3-Tarafların gerçekleşen sosyal ve ekonomik durumlarına, nafakanın niteliğine, günün ekonomik koşullarına göre davacı-davalı kadın yararına takdir edilen yoksulluk nafakası azdır. Mahkemece, Türk Medeni Kanunu’nun 4. maddesindeki hakkaniyet ilkesi de dikkate alınarak daha uygun miktarda nafakaya hükmedilmesi gerekir.

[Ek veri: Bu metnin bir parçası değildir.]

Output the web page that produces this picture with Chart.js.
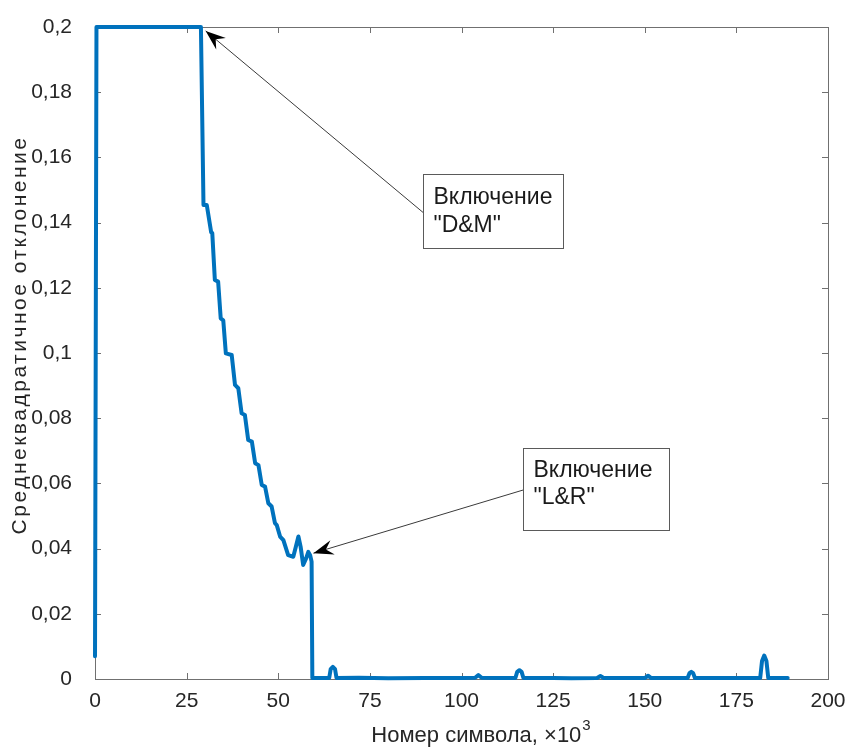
<!DOCTYPE html>
<html>
<head>
<meta charset="utf-8">
<script src="https://cdn.jsdelivr.net/npm/chart.js@4.4.1/dist/chart.umd.min.js"></script>
<style>
  html, body { margin: 0; padding: 0; background: #fff; }
  #wrap { width: 858px; height: 749px; position: relative; }
</style>
</head>
<body>
<div id="wrap"><canvas id="chart"></canvas></div>
<script>
// symbol number, x10^3
const SYMBOL_K = [
  0, 0.4, 28.9, 29.6, 30.5, 31.7, 32.0, 32.7, 33.6, 34.3, 35.0, 35.7, 37.3, 38.2,
  39.1, 40.0, 40.9, 41.8, 42.8, 43.7, 44.6, 45.5, 46.4, 47.3, 48.2, 49.1, 49.6,
  50.5, 51.4, 52.7, 54.1, 54.8, 55.5, 56.1, 56.8, 57.6, 58.2, 58.7, 59.1, 59.3,
  63.9, 64.3, 64.9, 65.5, 65.9, 72, 80, 90, 100, 103.7, 104.6, 105.5, 110,
  114.7, 115.2, 115.8, 116.4, 116.9, 125, 130, 137.0, 137.9, 138.8, 145,
  150.0, 150.9, 151.8, 161.7, 162.2, 162.7, 163.2, 163.7, 170, 181.5, 182.0,
  182.6, 183.2, 183.7, 189.0,
];
// RMS deviation
const RMS_DEV = [
  0.007, 0.2, 0.2, 0.1454, 0.1454, 0.137, 0.1368, 0.1224, 0.1219, 0.1106, 0.110, 0.0999, 0.0994, 0.0902,
  0.0892, 0.0815, 0.081, 0.0733, 0.0728, 0.0662, 0.0656, 0.0595, 0.059, 0.0539, 0.0529, 0.0478, 0.0472,
  0.0437, 0.0426, 0.038, 0.0375, 0.0406, 0.0437, 0.0406, 0.035, 0.037, 0.039, 0.038, 0.036, 0.0003,
  0.0003, 0.003, 0.0037, 0.003, 0.0003, 0.0004, 0.0002, 0.0003, 0.0003, 0.0004, 0.0012, 0.0004, 0.0003,
  0.0003, 0.0022, 0.0027, 0.0022, 0.0003, 0.0003, 0.0002, 0.0003, 0.0009, 0.0003, 0.0003,
  0.0003, 0.001, 0.0003, 0.0003, 0.0018, 0.0022, 0.0018, 0.0003, 0.0003, 0.0003, 0.0055,
  0.0072, 0.0055, 0.0003, 0.0003,
];

const X_TICKS = [0, 25, 50, 75, 100, 125, 150, 175, 200];
const Y_TICKS = [0, 0.02, 0.04, 0.06, 0.08, 0.1, 0.12, 0.14, 0.16, 0.18, 0.2];

const X_TITLE = ["Номер символа, ×10", "3"];
const Y_TITLE = "Среднеквадратичное отклонение";
const NOTE_LINES = [
  ["Включение", "\"D&M\""],
  ["Включение", "\"L&R\""],
];

const FONT = "'Liberation Sans', Arial, Helvetica, sans-serif";
const TEXT_COLOR = "#262626";
const AXIS_COLOR = "#707070";

// annotation geometry in data units (box + arrow tip)
const notes = [
  { box: [89.5, 0.1549, 127.7, 0.1322], from: 0.143, tip: [30.2, 0.1988], lines: NOTE_LINES[0], dy: [23, 51] },
  { box: [116.8, 0.0709, 156.6, 0.0457], from: 0.058, tip: [59.6, 0.0386], lines: NOTE_LINES[1], dy: [22, 49] },
];

function fmtComma(v) {
  const r = Math.round(v * 100) / 100;
  return String(r).replace(".", ",");
}

function drawArrowHead(ctx, tx, ty, fx, fy) {
  const ang = Math.atan2(ty - fy, tx - fx);
  const len = 20;
  const half = 7.5;
  const notch = 13;
  ctx.save();
  ctx.translate(tx, ty);
  ctx.rotate(ang);
  ctx.beginPath();
  ctx.moveTo(0, 0);
  ctx.lineTo(-len, -half);
  ctx.lineTo(-notch, 0);
  ctx.lineTo(-len, half);
  ctx.closePath();
  ctx.fillStyle = "#000";
  ctx.fill();
  ctx.restore();
}

const frameAndNotes = {
  id: "frameAndNotes",
  beforeDatasetsDraw(chart) {
    const { ctx, chartArea: a, scales } = chart;
    ctx.save();
    ctx.strokeStyle = AXIS_COLOR;
    ctx.lineWidth = 1;
    ctx.strokeRect(a.left + 0.5, a.top + 0.5, a.right - a.left, a.bottom - a.top);
    const tl = 6;
    ctx.beginPath();
    for (const v of X_TICKS) {
      const x = Math.round(scales.x.getPixelForValue(v)) + 0.5;
      ctx.moveTo(x, a.bottom);
      ctx.lineTo(x, a.bottom - tl);
      ctx.moveTo(x, a.top);
      ctx.lineTo(x, a.top + tl);
    }
    for (const v of Y_TICKS) {
      const y = Math.round(scales.y.getPixelForValue(v)) + 0.5;
      ctx.moveTo(a.left, y);
      ctx.lineTo(a.left + tl, y);
      ctx.moveTo(a.right, y);
      ctx.lineTo(a.right - tl, y);
    }
    ctx.stroke();
    ctx.restore();
  },
  afterDatasetsDraw(chart) {
    const { ctx, scales, chartArea: a } = chart;
    const sx = (v) => scales.x.getPixelForValue(v);
    const sy = (v) => scales.y.getPixelForValue(v);
    ctx.save();
    for (const n of notes) {
      const l = Math.round(sx(n.box[0])) + 0.5;
      const t = Math.round(sy(n.box[1])) + 0.5;
      const r = Math.round(sx(n.box[2])) + 0.5;
      const b = Math.round(sy(n.box[3])) + 0.5;
      const fy = sy(n.from);
      const tx = sx(n.tip[0]);
      const ty = sy(n.tip[1]);
      ctx.strokeStyle = "#3a3a3a";
      ctx.lineWidth = 1;
      ctx.beginPath();
      ctx.moveTo(l, fy);
      ctx.lineTo(tx, ty);
      ctx.stroke();
      drawArrowHead(ctx, tx, ty, l, fy);
      ctx.fillStyle = "#fff";
      ctx.fillRect(l, t, r - l, b - t);
      ctx.strokeStyle = "#5a5a5a";
      ctx.strokeRect(l, t, r - l, b - t);
      ctx.fillStyle = "#1a1a1a";
      ctx.font = "23px " + FONT;
      ctx.textBaseline = "middle";
      ctx.textAlign = "left";
      n.lines.forEach((s, i) => ctx.fillText(s, l + 10, t + n.dy[i]));
    }

    // axis titles
    ctx.fillStyle = TEXT_COLOR;
    ctx.textBaseline = "middle";
    ctx.font = "22px " + FONT;
    const main = X_TITLE[0];
    const wMain = ctx.measureText(main).width;
    ctx.font = "15px " + FONT;
    const wSup = ctx.measureText(X_TITLE[1]).width;
    const xc = (a.left + a.right) / 2 + 19;
    const x0 = xc - (wMain + wSup) / 2;
    ctx.textAlign = "left";
    ctx.font = "22px " + FONT;
    ctx.fillText(main, x0, 736);
    ctx.font = "15px " + FONT;
    ctx.fillText(X_TITLE[1], x0 + wMain + 1, 726);

    ctx.save();
    ctx.translate(20, (a.top + a.bottom) / 2 - 18);
    ctx.rotate(-Math.PI / 2);
    ctx.textAlign = "center";
    ctx.font = "21px " + FONT;
    ctx.letterSpacing = "2.5px";
    ctx.fillText(Y_TITLE, 0, 0);
    ctx.restore();
    ctx.restore();
  },
};

function initChart() {
  const points = SYMBOL_K.map((x, i) => ({ x, y: RMS_DEV[i] }));
  new Chart(document.getElementById("chart"), {
    type: "line",
    data: {
      datasets: [{
        data: points,
        borderColor: "#0072BD",
        borderWidth: 4,
        pointRadius: 0,
        tension: 0,
        borderJoinStyle: "round",
        borderCapStyle: "round",
        clip: false,
      }],
    },
    options: {
      responsive: true,
      maintainAspectRatio: false,
      animation: false,
      events: [],
      layout: { padding: { top: 27, right: 30, left: 0, bottom: 0 } },
      plugins: { legend: { display: false }, tooltip: { enabled: false } },
      scales: {
        x: {
          type: "linear",
          min: 0,
          max: 200,
          afterBuildTicks: (s) => { s.ticks = X_TICKS.map((value) => ({ value })); },
          afterFit: (s) => { s.height = 70; },
          grid: { display: false, drawTicks: false },
          border: { display: false },
          ticks: {
            padding: 10,
            maxRotation: 0,
            color: TEXT_COLOR,
            font: { family: FONT, size: 21 },
            callback: (v) => String(v),
          },
        },
        y: {
          min: 0,
          max: 0.2,
          afterBuildTicks: (s) => { s.ticks = Y_TICKS.map((value) => ({ value })); },
          afterFit: (s) => {
            s.width = 95;
            s.paddingTop = 12;
            s.paddingBottom = 12;
          },
          grid: { display: false, drawTicks: false },
          border: { display: false },
          ticks: {
            padding: 23,
            color: TEXT_COLOR,
            font: { family: FONT, size: 21 },
            callback: fmtComma,
          },
        },
      },
    },
    plugins: [frameAndNotes],
  });
}

document.addEventListener("DOMContentLoaded", initChart);
</script>
</body>
</html>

Bu yön gözetilmeden yazılı şekilde hüküm kurulması usul ve yasaya aykırıdır.
SONUÇ: Temyiz edilen bölge adliye mahkemesi kararının yukarıda 2. ve 3. bentlerde gösterilen sebeplerle BOZULMASINA, bozma kapsamı dışında kalan temyize konu diğer bölümlerinin ise yukarıda 1. bentte gösterilen sebeple ONANMASINA, aşağıda yazılı onama harcının temyiz eden Muhittin'e yükletilmesine peşin alınan harcı mahsubuna ve 397.80 TL temyiz başvuru harcı peşin alındığından başkaca harç alınmasına yer olmadığına, istek halinde temyiz peşin harcının yatıran Leyla'ya geri verilmesine, dosyanın ilgili bölge adliye mahkemesi hukuk dairesine gönderilmesine, oy birliğiyle karar verildi.18.04.2022 (Pzt.)